Again, let me read: "Bush thought tax cuts would hold his crowd
together and that spreading democracy in the Mideast to secure Israel
would take the Jewish vote from the Democrats."
Is there anything wrong with referring to the Jewish vote? Good gosh,
every one of us of the 100, with pollsters and all, refer to the
Jewish vote. That is not anti-Semitic. It is appreciating them. We
campaigned for it.
I just read about President Bush's appearance before the AIPAC. He
confirmed his support of the Jewish vote, referring to adopting Ariel
Sharon's policy, and the dickens with the 1967 borders, the heck with
negotiating the return of refugees, the heck with the settlements he
had objected to originally. They had those borders, Resolution No.
242--no, no, President Bush said: I am going along with Sharon, and
he was going to get that and he got the wonderful reception he got
with the Jewish vote. There is nothing like politicizing or a
conspiracy, as my friend from Virginia, Senator Allen, says--that it
is an anti-Semitic, political, conspiracy statement.
That is not a conspiracy. That is the policy. I didn't like to keep
it a secret, maybe; but I can tell you now, I will challenge any one
of the other 99 Senators to tell us why we are in Iraq, other than
what this policy is here. It is an adopted policy, a domino theory of
The Project For The New American Century.
Everybody knows it because we want to secure our friend, Israel. If
we can get in there and take it in 7 days, as Paul Wolfowitz says,
then we would get rid of Saddam, and when we got rid of Saddam, now
all they can do is fall back and say: Aren't you getting rid of
Saddam?
Let me get to that point. What happens is, they say he is a monster.
We continued to give him aid after he gassed his own people and
everything else of that kind. George Herbert Walker Bush said in his
book All The Best in 1999, never commit American GIs into an
unwinnable urban guerrilla war and lose the support of the Arab
world, lose their friendship and support. That is a general
rephrasing of it.
The point is, my authority is the President's daddy. I want everybody
to know that. I don't apologize for this column. I want them to
apologize to me for talking about anti-Semitism. They are not getting
by with it. I will come down here every day--I have nothing else to
do--and we will talk about it and find out what the policy is.
Let me go back to this particular column: But George Bush, as stated
by former Treasury Secretary Paul O'Neill and others, started laying
the groundwork to invade Iraq days before the Inauguration.
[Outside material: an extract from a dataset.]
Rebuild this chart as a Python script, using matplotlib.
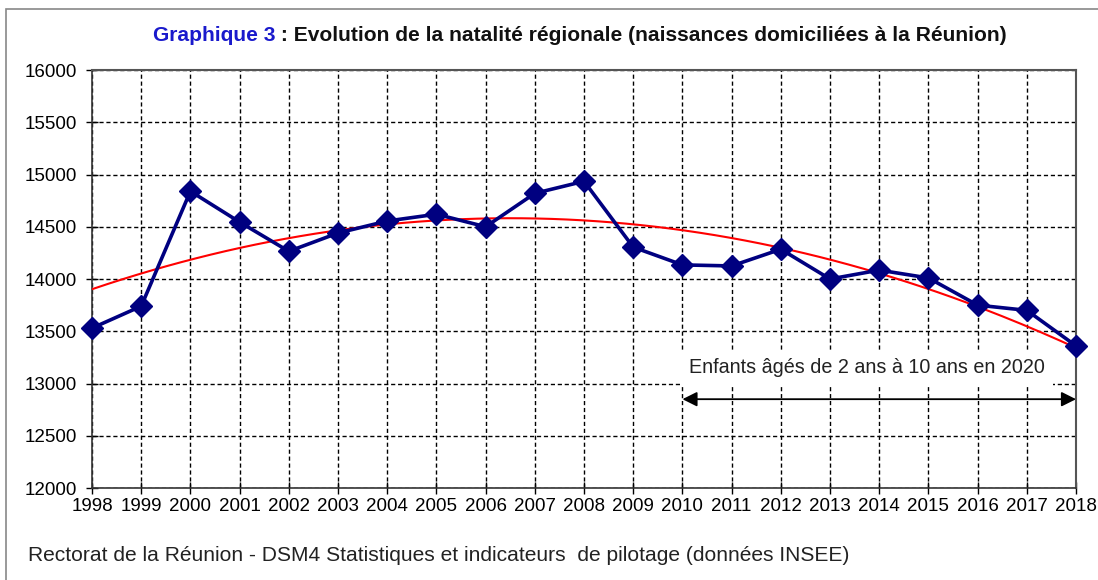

There is no question, he got a briefing. That was the first thing he
wanted out of former Secretary of Defense Bill Cohen. Then the
nominee, about to take the oath of office as President of the United
States, wanted to be briefed on Iraq. They had this policy in mind
coming to town. Mr. President, 9/11 had nothing to do with it, and we
all know it now. We have to understand it because that is the only
way really to help Israel and get us out of the soup. Everybody is
worrying about Iraq. We better worry about Israel because we
certainly have put her in terrible jeopardy with this particular
initiative.
Without any Iraq connection to 9/11, within weeks President Bush had
the Pentagon outlining a plan to invade Iraq. He was determined.
President Bush thought taking Iraq would be easy. Wolfowitz said it
would take only 7 days. Vice President Cheney believed that we would
be greeted as liberators, but Cheney's man, Chalabi, made a mess of
de-Baathification of Iraq by dismissing Republican Guard leadership
and Sunni leaders who soon joined with the insurgents.
Worst of all, we tried to secure Iraq with too few troops. In 1966 in
South Vietnam, with a population of 16 million, General William C.
Westmoreland, with 535,000 U.S. troops, was still asking for more
troops. In Iraq, with a population of 25 million, General John
Abizaid, with only 135,000 troops, can barely secure the troops, much
less the country. If the troops are there to fight, there are too
few. If they are there to die, there are too many. To secure Iraq we
need more troops, at least 100,000 more. The only way to get the
United Nations back in Iraq is to make the country secure. Once back,
the French, Germans, and others will join with the U.N. to take over.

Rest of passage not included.